Watering in Winter
Wow-what unbelievable weather we’ve had! The warm, dry weather has been great for our cattle producers but hopefully we get some spring rains to recharge our soil profile for the crops and pastures. Today feels more like winter!
With the warm weather last weekend, I spent some time watering shrubs and evergreen trees since I planted several shrubs this fall and it’s been dry. If feasible, it is fine to water during winter, particularly if you have fall-planted trees, shrubs, or perennials or evergreens in windy locations or along the south sides of homes. If established plants were well watered during summer and fall, most should be fine since they are dormant and temperatures are cool. If we do not get much winter moisture, early spring watering will be important.
Kelly Feehan, UNL Extension Educator, says that some precautions are needed when watering during winter. She says to only water when the soil is not frozen and when air temperatures are around 45 degrees Fahrenheit or higher. Water early enough in the day for water to soak into the soil so it does not pool and freeze around plants overnight. Ice forming on or around plant crowns can cause damage. If you decide to water, keep in mind plants are dormant and not using much, if any, water so while it is a good idea to moisten the soil six to eight inches deep, heavy or frequent watering is not needed.
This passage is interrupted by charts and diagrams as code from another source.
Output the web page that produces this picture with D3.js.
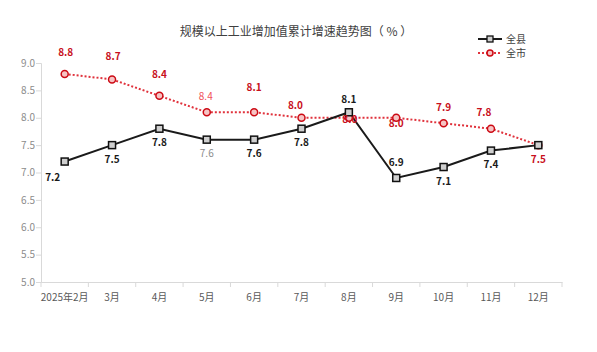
<!DOCTYPE html>
<html>
<head>
<meta charset="utf-8">
<script src="https://cdn.jsdelivr.net/npm/d3@7"></script>
<style>
  body { margin: 0; background: #fff; }
  svg { font-family: "Noto Sans CJK SC", "Microsoft YaHei", sans-serif; }
</style>
</head>
<body>
<svg id="chart" width="597" height="352"></svg>
<script>
var months = ["2025年2月", "3月", "4月", "5月", "6月", "7月", "8月", "9月", "10月", "11月", "12月"];
var county = [7.2, 7.5, 7.8, 7.6, 7.6, 7.8, 8.1, 6.9, 7.1, 7.4, 7.5];
var city = [8.8, 8.7, 8.4, 8.1, 8.1, 8.0, 8.0, 8.0, 7.9, 7.8, 7.5];
var cityText = ["8.8", "8.7", "8.4", "8.4", "8.1", "8.0", "8.0", "8.0", "7.9", "7.8", "7.5"];
var yTicks = [5.0, 5.5, 6.0, 6.5, 7.0, 7.5, 8.0, 8.5, 9.0];

// label placement (pixels, relative to point)
var countyOff = [[-12, 16], [0, 14], [0, 14], [0, 14], [0, 14], [0, 14], [0, -13], [0, -15], [0, 14], [0, 14], null];
var cityOff = [[1, -21], [1, -23], [0, -21], [-1, -16], [0, -25], [-6, -12], [1, 2], [0, 6], [0, -16], [-7, -16], [0, 14]];

var svg = d3.select("#chart");
var margin = {left: 41, right: 35, top: 63, bottom: 70};
var W = 597, H = 352;

var x = d3.scaleBand().domain(months).range([margin.left, W - margin.right]);
var y = d3.scaleLinear().domain([5, 9]).range([H - margin.bottom, margin.top]);

var axisColor = "#d9d9d9";
var fmt = d3.format(".1f");

// title
svg.append("text")
  .attr("x", 296).attr("y", 36)
  .attr("text-anchor", "middle")
  .attr("font-size", "12px")
  .attr("fill", "#404040")
  .text("规模以上工业增加值累计增速趋势图（ % ）");

// y axis
var yAxis = svg.append("g")
  .attr("transform", "translate(" + margin.left + ",0)")
  .call(d3.axisLeft(y).tickValues(yTicks).tickFormat(fmt).tickSizeOuter(0).tickSize(5));
yAxis.select(".domain").attr("stroke", axisColor);
yAxis.selectAll(".tick line").attr("stroke", axisColor);
yAxis.selectAll("text").attr("fill", "#8c8c8c").attr("font-size", "10px")
  .attr("font-family", "Noto Sans CJK SC").attr("x", -6);

// x axis
var xAxis = svg.append("g")
  .attr("transform", "translate(0," + y(5) + ")")
  .call(d3.axisBottom(x).tickSize(0).tickPadding(12));
xAxis.select(".domain").attr("stroke", axisColor);
xAxis.selectAll("text").attr("fill", "#595959").attr("font-size", "10px")
  .attr("font-family", "Noto Sans CJK SC");
xAxis.selectAll(".bound")
  .data(months.concat([null]))
  .enter().append("line")
  .attr("x1", function (d, i) { return margin.left + i * x.step(); })
  .attr("x2", function (d, i) { return margin.left + i * x.step(); })
  .attr("y1", 0).attr("y2", 5)
  .attr("stroke", axisColor);

function cx(i) { return x(months[i]) + x.bandwidth() / 2; }

var line = d3.line().x(function (d, i) { return cx(i); }).y(function (d) { return y(d); });

// city line (dotted red)
svg.append("path")
  .datum(city)
  .attr("d", line)
  .attr("fill", "none")
  .attr("stroke", "#e0323c")
  .attr("stroke-width", 2)
  .attr("stroke-dasharray", "2,2");

// county line
svg.append("path")
  .datum(county)
  .attr("d", line)
  .attr("fill", "none")
  .attr("stroke", "#1a1a1a")
  .attr("stroke-width", 2);

// city markers
svg.selectAll(".cm").data(city).enter().append("circle")
  .attr("cx", function (d, i) { return cx(i); })
  .attr("cy", function (d) { return y(d); })
  .attr("r", 3.5)
  .attr("fill", function (d, i) { return i === city.length - 1 ? "#e0323c" : "#f6c4c4"; })
  .attr("stroke", "#cc0a14")
  .attr("stroke-width", 1.5);

// county markers
svg.selectAll(".km").data(county).enter().append("rect")
  .attr("x", function (d, i) { return cx(i) - 3.5; })
  .attr("y", function (d) { return y(d) - 3.5; })
  .attr("width", 7).attr("height", 7)
  .attr("fill", "#cfcfcf")
  .attr("stroke", "#111")
  .attr("stroke-width", 1.5);

// city labels
svg.selectAll(".cl").data(city).enter().append("text")
  .attr("x", function (d, i) { return cx(i) + cityOff[i][0]; })
  .attr("y", function (d, i) { return y(d) + cityOff[i][1]; })
  .attr("dy", "0.35em")
  .attr("text-anchor", "middle")
  .attr("font-size", "10px")
  .attr("font-weight", function (d, i) { return i === 3 ? "normal" : "bold"; })
  .attr("fill", function (d, i) { return i === 3 ? "#f0505a" : "#c8101c"; })
  .text(function (d, i) { return cityText[i]; });

// county labels (12月 label hidden behind city label in the original)
county.forEach(function (d, i) {
  if (!countyOff[i]) return;
  svg.append("text")
    .attr("x", cx(i) + countyOff[i][0])
    .attr("y", y(d) + countyOff[i][1])
    .attr("dy", "0.35em")
    .attr("text-anchor", "middle")
    .attr("font-size", "10px")
    .attr("font-weight", i === 3 ? "normal" : "bold")
    .attr("fill", i === 3 ? "#8c8c8c" : "#1a1a1a")
    .text(fmt(d));
});

// legend
var legend = svg.append("g").attr("transform", "translate(478,39)");
legend.append("line").attr("x1", 0).attr("x2", 24).attr("y1", 0).attr("y2", 0)
  .attr("stroke", "#1a1a1a").attr("stroke-width", 2);
legend.append("rect").attr("x", 9).attr("y", -3).attr("width", 6).attr("height", 6)
  .attr("fill", "#cfcfcf").attr("stroke", "#111").attr("stroke-width", 1.3);
legend.append("text").attr("x", 28).attr("y", 0).attr("dy", "0.35em")
  .attr("font-size", "10px").attr("fill", "#404040").text("全县");
legend.append("line").attr("x1", 0).attr("x2", 24).attr("y1", 14).attr("y2", 14)
  .attr("stroke", "#e0323c").attr("stroke-width", 2).attr("stroke-dasharray", "2,2");
legend.append("circle").attr("cx", 12).attr("cy", 14).attr("r", 3)
  .attr("fill", "#f6c4c4").attr("stroke", "#cc0a14").attr("stroke-width", 1.5);
legend.append("text").attr("x", 28).attr("y", 14).attr("dy", "0.35em")
  .attr("font-size", "10px").attr("fill", "#404040").text("全市");
</script>
</body>
</html>
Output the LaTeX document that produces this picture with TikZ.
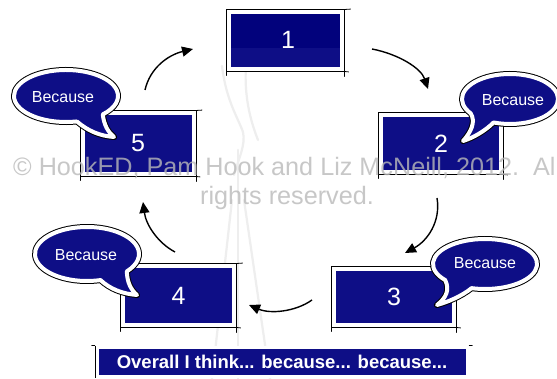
\documentclass[tikz,border=0pt]{standalone}
\usepackage{fontspec}
\setmainfont{Liberation Sans}
\usetikzlibrary{arrows.meta}
\definecolor{boxblue}{RGB}{14,14,134}
\definecolor{deepnavy}{RGB}{2,2,124}
\definecolor{wmgrey}{RGB}{186,186,186}
\definecolor{logogrey}{RGB}{238,238,238}

\begin{document}
\begin{tikzpicture}[x=1pt,y=-1pt,
  numbox/.style={fill=boxblue, draw=white, line width=4pt, outer sep=0pt,
    preaction={draw=black, line width=6pt},
    text=white, inner sep=0pt, font=\fontsize{25}{25}\selectfont},
  barbox/.style={fill=boxblue, draw=white, line width=3pt, outer sep=0pt,
    preaction={draw=black, line width=4.6pt},
    text=white, inner sep=0pt, font=\bfseries\fontsize{18.5}{18.5}\selectfont},
  sketch/.style={draw=black, line width=0.8pt, line cap=round},
  bubble/.style={fill=boxblue, draw=white, line width=4pt, line join=round,
    preaction={draw=black, line width=6pt, line join=round}},
  bubtext/.style={text=white, inner sep=0pt, font=\fontsize{16}{16}\selectfont},
  arr/.style={draw=black, line width=1.4pt, -{Triangle[length=11pt,width=10pt]}},
  wmark/.style={text=wmgrey, opacity=0.8, inner sep=0pt, font=\fontsize{25.2}{25.2}\selectfont},
  logo/.style={draw=logogrey, line width=2.2pt, line cap=round}
]
\useasboundingbox (0,0) rectangle (557,379);
\clip (0,0) rectangle (557,379);
\fill[white] (0,0) rectangle (557,379);

% faint compass logo in the background
\draw[logo] (222,66) .. controls (226,100) and (238,118) .. (243,132)
            .. controls (246,145) and (238,160) .. (234,175);
\draw[logo] (246,66) .. controls (244,95) and (250,120) .. (258,140);
\draw[logo] (232,200) -- (212,379);
\draw[logo] (244,200) -- (270,379);
\draw[logo] (238,150) -- (238,379);

% arrow end points
\coordinate (a1s) at (145,90);  \coordinate (a1e) at (193,49);
\coordinate (a2s) at (372,49);  \coordinate (a2e) at (428,89);
\coordinate (a3s) at (437,198); \coordinate (a3e) at (405,253);
\coordinate (a4s) at (312,300); \coordinate (a4e) at (249,305);
\coordinate (a5s) at (175,252); \coordinate (a5e) at (143,202);

\draw[arr] (a1s) .. controls (150,68) and (168,55) .. (a1e);
\draw[arr] (a2s) .. controls (398,54) and (421,68) .. (a2e);
\draw[arr] (a3s) .. controls (441,222) and (427,241) .. (a3e);
\draw[arr] (a4s) .. controls (295,312) and (270,314) .. (a4e);
\draw[arr] (a5s) .. controls (158,243) and (146,225) .. (a5e);

% numbered boxes
\node[numbox, minimum width=113pt, minimum height=57pt] (b1) at (285.5,40.5) {};
\fill[deepnavy] (231,14) rectangle (340,48);
\node[text=white, inner sep=0pt, font=\fontsize{25}{25}\selectfont] (n1) at (288,40) {1};
\node[numbox, minimum width=120pt, minimum height=57pt] (b2) at (441,143.5) {2};
\node[numbox, minimum width=120pt, minimum height=56pt] (b3) at (394,297) {3};
\node[numbox, minimum width=111pt, minimum height=59pt] (b4) at (178.5,295.5) {4};
\node[numbox, minimum width=111pt, minimum height=61pt] (b5) at (138,143.5) {5};

% summary bar
\node[barbox, minimum width=370pt, minimum height=28pt] (bar) at (282,362)
  {Overall I think... because... because...};

% hand-drawn overshooting frame strokes
\foreach \b in {b1,b2,b3,b4,b5} {
  \draw[sketch] ([shift={(2.5,-2.5)}]\b.north east) -- ++(6,-0.4);
  \draw[sketch] ([shift={(2.5,2.5)}]\b.south east) -- ++(0,5);
  \draw[sketch] ([shift={(-2.5,2.5)}]\b.south west) -- ++(0,4);
  \draw[sketch] ([shift={(2.5,2.5)}]\b.south east) -- ++(4,0.4);
}
\draw[sketch] ([shift={(-2.3,-2.3)}]bar.north west) -- ++(-3,0);
\draw[sketch] ([shift={(2.3,-2.3)}]bar.north east) -- ++(3,0);

% speech bubbles
\path[bubble] (510,99) ++(145:48 and 25)
  arc[start angle=145, end angle=470, x radius=48, y radius=25]
  .. controls (485,131) and (473,138) .. (463,141)
  .. controls (471,132) and (476,122) .. (470.7,113.3) -- cycle;
\node[bubtext] (q2) at (513,100) {Because};

\path[bubble] (66,96) ++(78:52 and 26)
  arc[start angle=78, end angle=405, x radius=52, y radius=26]
  .. controls (104,125) and (108,132) .. (114,137)
  .. controls (100,136) and (88,131) .. (76.8,121.4) -- cycle;
\node[bubtext] (q5) at (63,97) {Because};

\path[bubble] (87,254) ++(75:52 and 27)
  arc[start angle=75, end angle=400, x radius=52, y radius=27]
  .. controls (127,282) and (131,290) .. (137,295)
  .. controls (123,294) and (110,289) .. (100.5,280.1) -- cycle;
\node[bubtext] (q4) at (86,255) {Because};

\path[bubble] (485,264) ++(140:52 and 25)
  arc[start angle=140, end angle=465, x radius=52, y radius=25]
  .. controls (462,296) and (448,302) .. (437,305)
  .. controls (446,298) and (450,290) .. (445.2,280.1) -- cycle;
\node[bubtext] (q3) at (485,263) {Because};

% copyright line across the picture
\node[wmark, anchor=base west] (wm1) at (13,176)
  {© HookED, Pam Hook and Liz McNeill, 2012.\ \ All};
\node[wmark, anchor=base] (wm2) at (287,205) {rights reserved.};
\end{tikzpicture}
\end{document}
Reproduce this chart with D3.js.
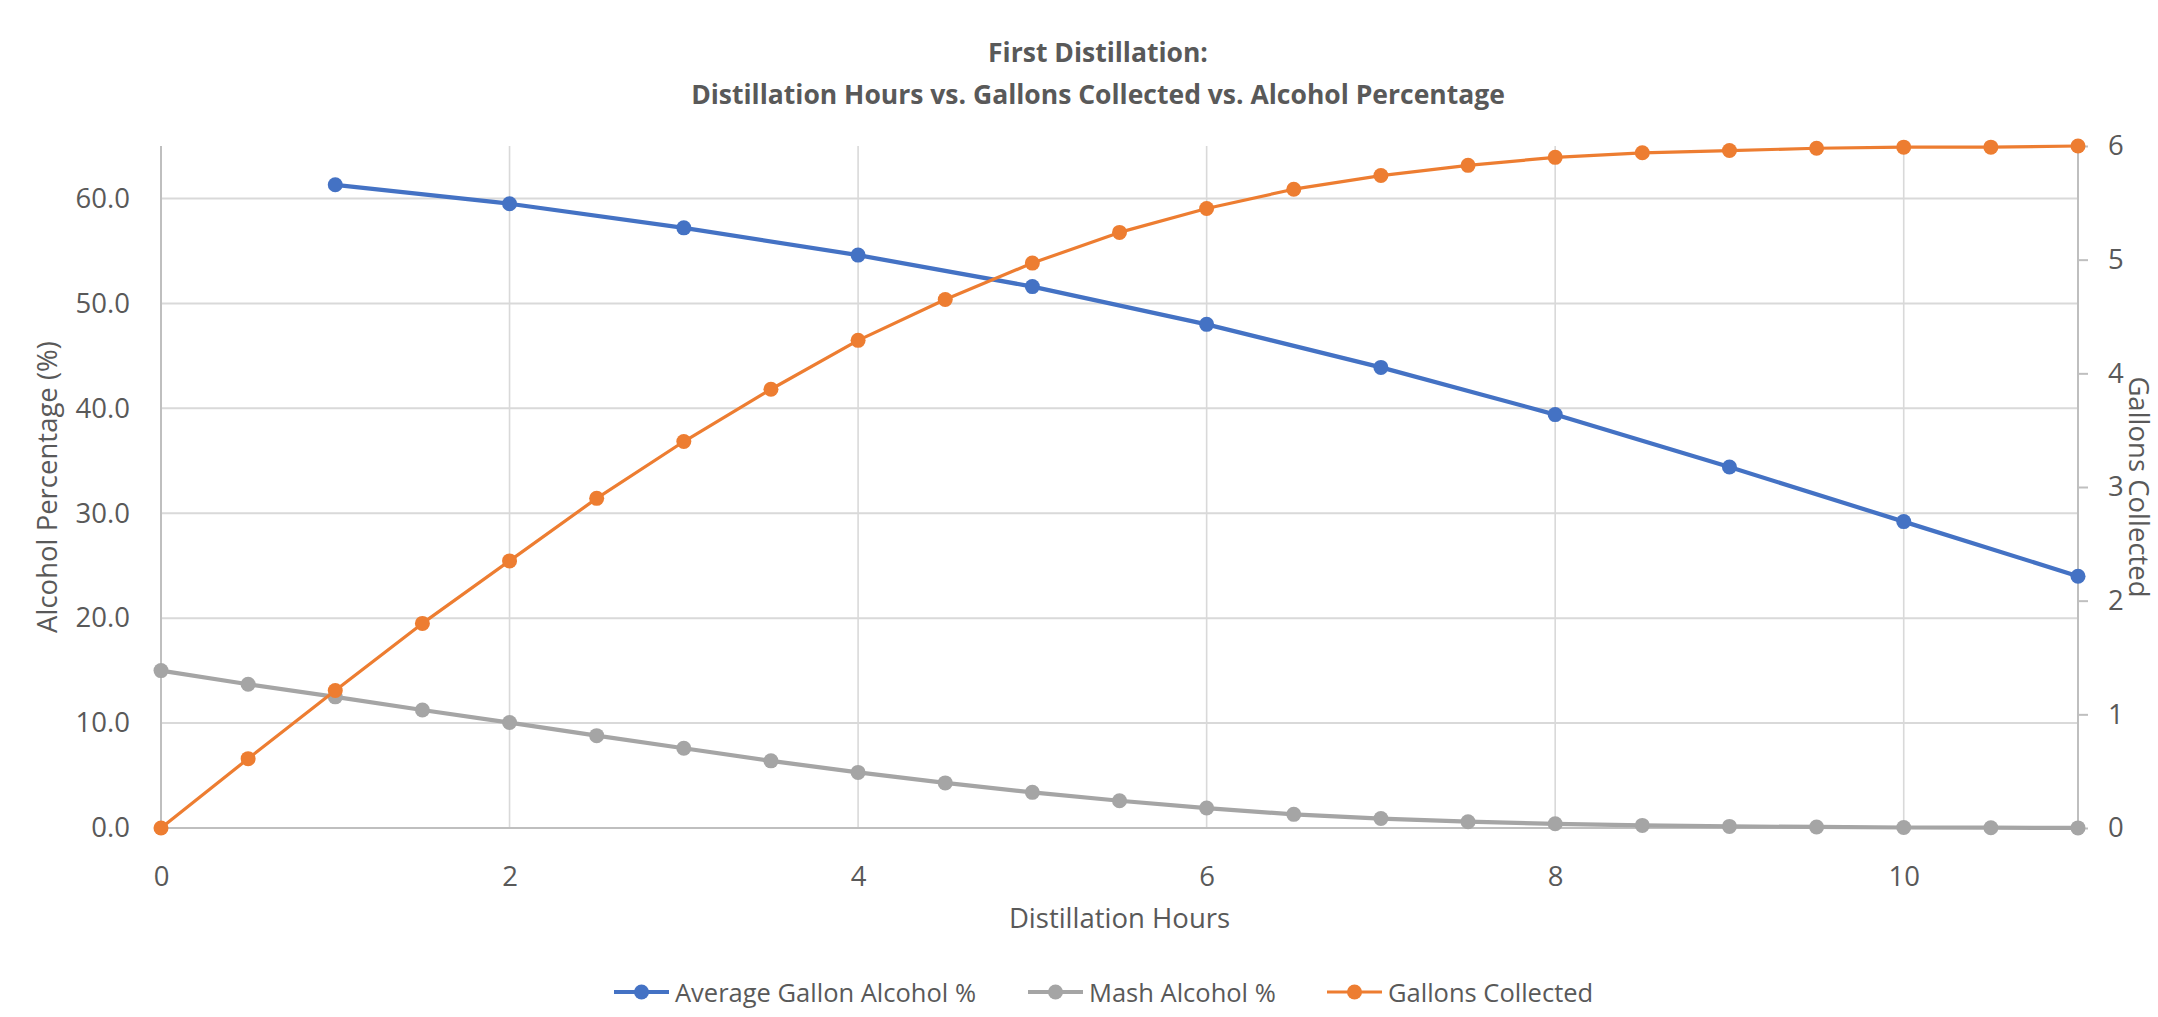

The roots of plants are not as hardy as the above ground portions. If there is an open winter with little snow cover and temperatures turn quite cold, roots can be killed by cold temperatures. Cracks in soil allow colder air to penetrate and increase this risk. Moist soils do not develop cracks and remain warmer than dry soils. Ultimately, we’ll just have to see what the remainder of the winter and the spring will hold.